#### What is required:
Write out each line of the listing as it stands, without the images.

━━━━━━━━━━━━━━━━━━━━━━━━━━━━━━

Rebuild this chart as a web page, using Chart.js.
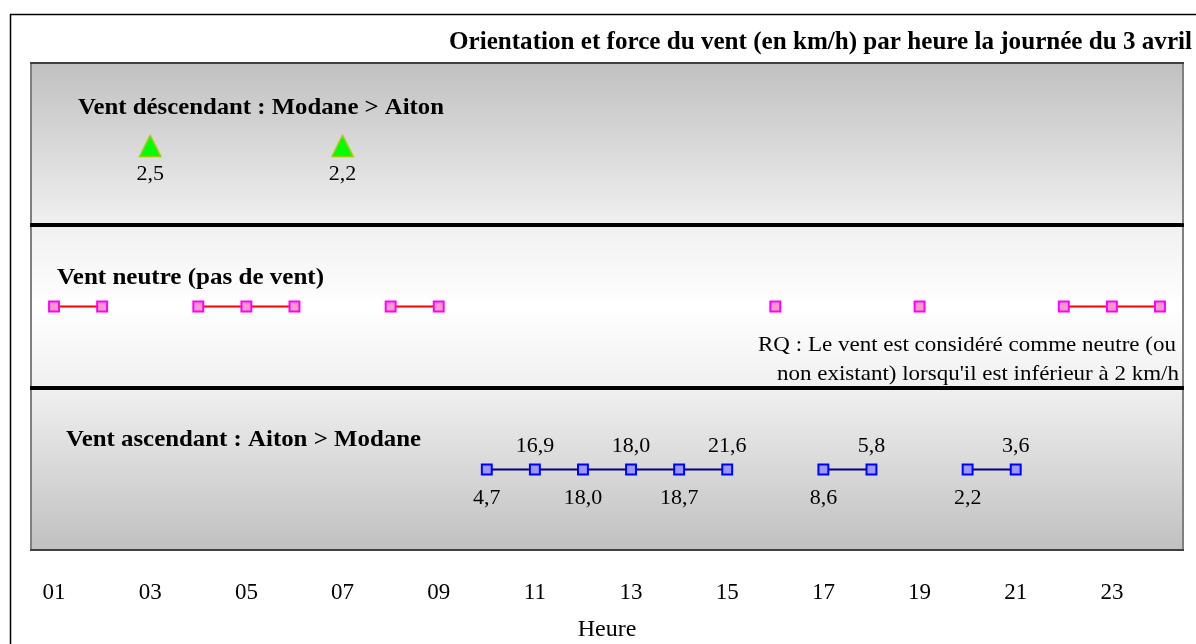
<!DOCTYPE html>
<html>
<head>
<meta charset="utf-8">
<script src="https://cdn.jsdelivr.net/npm/chart.js@4/dist/chart.umd.min.js"></script>
<style>
  html, body { margin: 0; padding: 0; background: #ffffff; }
  #wrap { width: 1196px; height: 644px; position: relative; }
</style>
</head>
<body>
<div id="wrap"><canvas id="c"></canvas></div>
<script>
// Hours of the day
const hourLabels = ['01','02','03','04','05','06','07','08','09','10','11','12',
                    '13','14','15','16','17','18','19','20','21','22','23','24'];
// Wind direction per hour: D = descendant, N = neutre, A = ascendant
const direction = ['N','N','D','N','N','N','D','N','N','A','A','A',
                   'A','A','A','N','A','A','N','A','A','N','N','N'];
// Wind force (km/h) per hour, where a direction exists
const speed = [null,null,2.5,null,null,null,2.2,null,null,4.7,16.9,18.0,
               18.0,18.7,21.6,null,8.6,5.8,null,2.2,3.6,null,null,null];
// Row of each direction on the band scale (0..3)
const bandRow = { A: 0.5, N: 1.5, D: 2.485 };

const SERIF = '"Liberation Serif", "Times New Roman", serif';

function rowData(code) {
  return direction.map(d => d === code ? bandRow[code] : null);
}
function fmt(v) { return v.toFixed(1).replace('.', ','); }

// Green triangle marker, slightly taller than an equilateral one
function makeTriangle() {
  const c = document.createElement('canvas');
  c.width = 24; c.height = 24;
  const g = c.getContext('2d');
  g.beginPath();
  g.moveTo(12, 1.5);
  g.lineTo(22.5, 22.5);
  g.lineTo(1.5, 22.5);
  g.closePath();
  g.fillStyle = '#00ff00';
  g.fill();
  g.lineWidth = 1.5;
  g.strokeStyle = '#99cc00';
  g.stroke();
  return c;
}

// Draw text squeezed/stretched horizontally to a given width
function fitText(ctx, txt, x, y, w, size, bold, align) {
  ctx.save();
  ctx.font = (bold ? 'bold ' : '') + size + 'px ' + SERIF;
  const m = ctx.measureText(txt).width;
  const sx = w / m;
  ctx.fillStyle = '#000';
  ctx.textBaseline = 'alphabetic';
  ctx.textAlign = 'left';
  const left = align === 'right' ? x - w : x;
  ctx.translate(left, y);
  ctx.scale(sx, 1);
  ctx.fillText(txt, 0, 0);
  ctx.restore();
}

const bandsPlugin = {
  id: 'bands',
  beforeDatasetsDraw(chart) {
    const { ctx, chartArea: a, scales: { y } } = chart;
    const y3 = y.getPixelForValue(3), y2 = y.getPixelForValue(2),
          y1 = y.getPixelForValue(1), y0 = y.getPixelForValue(0);
    ctx.save();
    let g = ctx.createLinearGradient(0, y3, 0, y2);
    g.addColorStop(0, '#c0c0c0'); g.addColorStop(1, '#f0f0f0');
    ctx.fillStyle = g; ctx.fillRect(a.left, y3, a.width, y2 - y3);
    g = ctx.createLinearGradient(0, y2, 0, y1);
    g.addColorStop(0, '#f0f0f0'); g.addColorStop(0.5, '#ffffff'); g.addColorStop(1, '#f0f0f0');
    ctx.fillStyle = g; ctx.fillRect(a.left, y2, a.width, y1 - y2);
    g = ctx.createLinearGradient(0, y1, 0, y0);
    g.addColorStop(0, '#f0f0f0'); g.addColorStop(1, '#c0c0c0');
    ctx.fillStyle = g; ctx.fillRect(a.left, y1, a.width, y0 - y1);

    // frame of the plot
    ctx.lineWidth = 2;
    ctx.strokeStyle = '#808080';
    ctx.beginPath();
    ctx.moveTo(a.left + 1, a.top); ctx.lineTo(a.left + 1, a.bottom);
    ctx.moveTo(a.right - 1, a.top); ctx.lineTo(a.right - 1, a.bottom);
    ctx.stroke();
    ctx.strokeStyle = '#404040';
    ctx.beginPath();
    ctx.moveTo(a.left, a.top + 1); ctx.lineTo(a.right, a.top + 1);
    ctx.moveTo(a.left, a.bottom - 1); ctx.lineTo(a.right, a.bottom - 1);
    ctx.stroke();

    // band separators
    ctx.strokeStyle = '#000000';
    ctx.lineWidth = 4;
    ctx.beginPath();
    ctx.moveTo(a.left, y2); ctx.lineTo(a.right, y2);
    ctx.moveTo(a.left, y1); ctx.lineTo(a.right, y1);
    ctx.stroke();

    // outer frame
    ctx.lineWidth = 1.5;
    ctx.strokeStyle = '#000';
    ctx.strokeRect(10.5, 14.5, 1400, 800);
    ctx.restore();

    // title and band captions
    fitText(ctx, 'Orientation et force du vent (en km/h) par heure la journée du 3 avril', 1192, 49, 743, 25, true, 'right');
    fitText(ctx, 'Vent déscendant : Modane > Aiton', 78, 114, 366, 24, true, 'left');
    fitText(ctx, 'Vent neutre (pas de vent)', 57, 284, 267, 24, true, 'left');
    fitText(ctx, 'Vent ascendant : Aiton > Modane', 66, 446, 355, 24, true, 'left');
    fitText(ctx, "RQ : Le vent est considéré comme neutre (ou", 1176, 351, 418, 22, false, 'right');
    fitText(ctx, "non existant) lorsqu'il est inférieur à 2 km/h", 1179, 380, 402, 22, false, 'right');
  },
  afterDatasetsDraw(chart) {
    const { ctx } = chart;
    ctx.save();
    ctx.font = '22px ' + SERIF;
    ctx.fillStyle = '#000';
    ctx.textAlign = 'center';
    ctx.textBaseline = 'alphabetic';
    chart.data.datasets.forEach((ds, di) => {
      const code = ds.code;
      if (code === 'N') return;
      const meta = chart.getDatasetMeta(di);
      let run = 0;
      speed.forEach((v, i) => {
        if (direction[i] !== code) { run = 0; return; }
        const p = meta.data[i];
        const dy = (run % 2 === 0) ? 34 : -17.5;
        ctx.fillText(fmt(v), p.x, p.y + dy);
        run++;
      });
    });
    ctx.restore();
  }
};

new Chart(document.getElementById('c'), {
  type: 'line',
  data: {
    labels: hourLabels,
    datasets: [
      {
        code: 'D',
        data: rowData('D'),
        showLine: false,
        pointStyle: makeTriangle(),
        pointRadius: 12
      },
      {
        code: 'N',
        data: rowData('N'),
        spanGaps: false,
        borderColor: '#ff0000',
        borderWidth: 2,
        pointStyle: 'rect',
        pointRadius: 7,
        pointBackgroundColor: '#ff99cc',
        pointBorderColor: '#ff00ff',
        pointBorderWidth: 2
      },
      {
        code: 'A',
        data: rowData('A'),
        spanGaps: false,
        borderColor: '#000080',
        borderWidth: 2,
        pointStyle: 'rect',
        pointRadius: 7,
        pointBackgroundColor: '#9999ff',
        pointBorderColor: '#0000ff',
        pointBorderWidth: 2
      }
    ]
  },
  options: {
    responsive: true,
    maintainAspectRatio: false,
    animation: false,
    layout: { autoPadding: false, padding: { left: 30, right: 12, top: 62, bottom: 0 } },
    plugins: {
      legend: { display: false },
      tooltip: { enabled: false },
      title: { display: false }
    },
    scales: {
      x: {
        type: 'category',
        offset: true,
        grid: { display: false, drawTicks: false },
        border: { display: false },
        ticks: {
          autoSkip: false,
          maxRotation: 0,
          padding: 28.2,
          color: '#000',
          font: { family: SERIF, size: 23 },
          callback: function (val, i) { return i % 2 === 0 ? this.getLabelForValue(val) : ''; }
        },
        title: {
          display: true,
          text: 'Heure',
          color: '#000',
          font: { family: SERIF, size: 24 },
          padding: { top: -19.8, bottom: 0 }
        }
      },
      y: {
        display: false,
        min: 0,
        max: 3
      }
    }
  },
  plugins: [bandsPlugin]
});
</script>
</body>
</html>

━━━━━━━━━━━━━━━━━━━━━━━━━━━━━━

#### Result below:
Rebuild this chart as a web page, using Chart.js.
<!DOCTYPE html>
<html>
<head>
<meta charset="utf-8">
<script src="https://cdn.jsdelivr.net/npm/chart.js@4/dist/chart.umd.min.js"></script>
<style>
  html, body { margin: 0; padding: 0; background: #ffffff; }
  #wrap { width: 1196px; height: 644px; position: relative; }
</style>
</head>
<body>
<div id="wrap"><canvas id="c"></canvas></div>
<script>
// Hours of the day
const hourLabels = ['01','02','03','04','05','06','07','08','09','10','11','12',
                    '13','14','15','16','17','18','19','20','21','22','23','24'];
// Wind direction per hour: D = descendant, N = neutre, A = ascendant
const direction = ['N','N','D','N','N','N','D','N','N','A','A','A',
                   'A','A','A','N','A','A','N','A','A','N','N','N'];
// Wind force (km/h) per hour, where a direction exists
const speed = [null,null,2.5,null,null,null,2.2,null,null,4.7,16.9,18.0,
               18.0,18.7,21.6,null,8.6,5.8,null,2.2,3.6,null,null,null];
// Row of each direction on the band scale (0..3)
const bandRow = { A: 0.5, N: 1.5, D: 2.485 };

const SERIF = '"Liberation Serif", "Times New Roman", serif';

function rowData(code) {
  return direction.map(d => d === code ? bandRow[code] : null);
}
function fmt(v) { return v.toFixed(1).replace('.', ','); }

// Green triangle marker, slightly taller than an equilateral one
function makeTriangle() {
  const c = document.createElement('canvas');
  c.width = 24; c.height = 24;
  const g = c.getContext('2d');
  g.beginPath();
  g.moveTo(12, 1.5);
  g.lineTo(22.5, 22.5);
  g.lineTo(1.5, 22.5);
  g.closePath();
  g.fillStyle = '#00ff00';
  g.fill();
  g.lineWidth = 1.5;
  g.strokeStyle = '#99cc00';
  g.stroke();
  return c;
}

// Draw text squeezed/stretched horizontally to a given width
function fitText(ctx, txt, x, y, w, size, bold, align) {
  ctx.save();
  ctx.font = (bold ? 'bold ' : '') + size + 'px ' + SERIF;
  const m = ctx.measureText(txt).width;
  const sx = w / m;
  ctx.fillStyle = '#000';
  ctx.textBaseline = 'alphabetic';
  ctx.textAlign = 'left';
  const left = align === 'right' ? x - w : x;
  ctx.translate(left, y);
  ctx.scale(sx, 1);
  ctx.fillText(txt, 0, 0);
  ctx.restore();
}

const bandsPlugin = {
  id: 'bands',
  beforeDatasetsDraw(chart) {
    const { ctx, chartArea: a, scales: { y } } = chart;
    const y3 = y.getPixelForValue(3), y2 = y.getPixelForValue(2),
          y1 = y.getPixelForValue(1), y0 = y.getPixelForValue(0);
    ctx.save();
    let g = ctx.createLinearGradient(0, y3, 0, y2);
    g.addColorStop(0, '#c0c0c0'); g.addColorStop(1, '#f0f0f0');
    ctx.fillStyle = g; ctx.fillRect(a.left, y3, a.width, y2 - y3);
    g = ctx.createLinearGradient(0, y2, 0, y1);
    g.addColorStop(0, '#f0f0f0'); g.addColorStop(0.5, '#ffffff'); g.addColorStop(1, '#f0f0f0');
    ctx.fillStyle = g; ctx.fillRect(a.left, y2, a.width, y1 - y2);
    g = ctx.createLinearGradient(0, y1, 0, y0);
    g.addColorStop(0, '#f0f0f0'); g.addColorStop(1, '#c0c0c0');
    ctx.fillStyle = g; ctx.fillRect(a.left, y1, a.width, y0 - y1);

    // frame of the plot
    ctx.lineWidth = 2;
    ctx.strokeStyle = '#808080';
    ctx.beginPath();
    ctx.moveTo(a.left + 1, a.top); ctx.lineTo(a.left + 1, a.bottom);
    ctx.moveTo(a.right - 1, a.top); ctx.lineTo(a.right - 1, a.bottom);
    ctx.stroke();
    ctx.strokeStyle = '#404040';
    ctx.beginPath();
    ctx.moveTo(a.left, a.top + 1); ctx.lineTo(a.right, a.top + 1);
    ctx.moveTo(a.left, a.bottom - 1); ctx.lineTo(a.right, a.bottom - 1);
    ctx.stroke();

    // band separators
    ctx.strokeStyle = '#000000';
    ctx.lineWidth = 4;
    ctx.beginPath();
    ctx.moveTo(a.left, y2); ctx.lineTo(a.right, y2);
    ctx.moveTo(a.left, y1); ctx.lineTo(a.right, y1);
    ctx.stroke();

    // outer frame
    ctx.lineWidth = 1.5;
    ctx.strokeStyle = '#000';
    ctx.strokeRect(10.5, 14.5, 1400, 800);
    ctx.restore();

    // title and band captions
    fitText(ctx, 'Orientation et force du vent (en km/h) par heure la journée du 3 avril', 1192, 49, 743, 25, true, 'right');
    fitText(ctx, 'Vent déscendant : Modane > Aiton', 78, 114, 366, 24, true, 'left');
    fitText(ctx, 'Vent neutre (pas de vent)', 57, 284, 267, 24, true, 'left');
    fitText(ctx, 'Vent ascendant : Aiton > Modane', 66, 446, 355, 24, true, 'left');
    fitText(ctx, "RQ : Le vent est considéré comme neutre (ou", 1176, 351, 418, 22, false, 'right');
    fitText(ctx, "non existant) lorsqu'il est inférieur à 2 km/h", 1179, 380, 402, 22, false, 'right');
  },
  afterDatasetsDraw(chart) {
    const { ctx } = chart;
    ctx.save();
    ctx.font = '22px ' + SERIF;
    ctx.fillStyle = '#000';
    ctx.textAlign = 'center';
    ctx.textBaseline = 'alphabetic';
    chart.data.datasets.forEach((ds, di) => {
      const code = ds.code;
      if (code === 'N') return;
      const meta = chart.getDatasetMeta(di);
      let run = 0;
      speed.forEach((v, i) => {
        if (direction[i] !== code) { run = 0; return; }
        const p = meta.data[i];
        const dy = (run % 2 === 0) ? 34 : -17.5;
        ctx.fillText(fmt(v), p.x, p.y + dy);
        run++;
      });
    });
    ctx.restore();
  }
};

new Chart(document.getElementById('c'), {
  type: 'line',
  data: {
    labels: hourLabels,
    datasets: [
      {
        code: 'D',
        data: rowData('D'),
        showLine: false,
        pointStyle: makeTriangle(),
        pointRadius: 12
      },
      {
        code: 'N',
        data: rowData('N'),
        spanGaps: false,
        borderColor: '#ff0000',
        borderWidth: 2,
        pointStyle: 'rect',
        pointRadius: 7,
        pointBackgroundColor: '#ff99cc',
        pointBorderColor: '#ff00ff',
        pointBorderWidth: 2
      },
      {
        code: 'A',
        data: rowData('A'),
        spanGaps: false,
        borderColor: '#000080',
        borderWidth: 2,
        pointStyle: 'rect',
        pointRadius: 7,
        pointBackgroundColor: '#9999ff',
        pointBorderColor: '#0000ff',
        pointBorderWidth: 2
      }
    ]
  },
  options: {
    responsive: true,
    maintainAspectRatio: false,
    animation: false,
    layout: { autoPadding: false, padding: { left: 30, right: 12, top: 62, bottom: 0 } },
    plugins: {
      legend: { display: false },
      tooltip: { enabled: false },
      title: { display: false }
    },
    scales: {
      x: {
        type: 'category',
        offset: true,
        grid: { display: false, drawTicks: false },
        border: { display: false },
        ticks: {
          autoSkip: false,
          maxRotation: 0,
          padding: 28.2,
          color: '#000',
          font: { family: SERIF, size: 23 },
          callback: function (val, i) { return i % 2 === 0 ? this.getLabelForValue(val) : ''; }
        },
        title: {
          display: true,
          text: 'Heure',
          color: '#000',
          font: { family: SERIF, size: 24 },
          padding: { top: -19.8, bottom: 0 }
        }
      },
      y: {
        display: false,
        min: 0,
        max: 3
      }
    }
  },
  plugins: [bandsPlugin]
});
</script>
</body>
</html>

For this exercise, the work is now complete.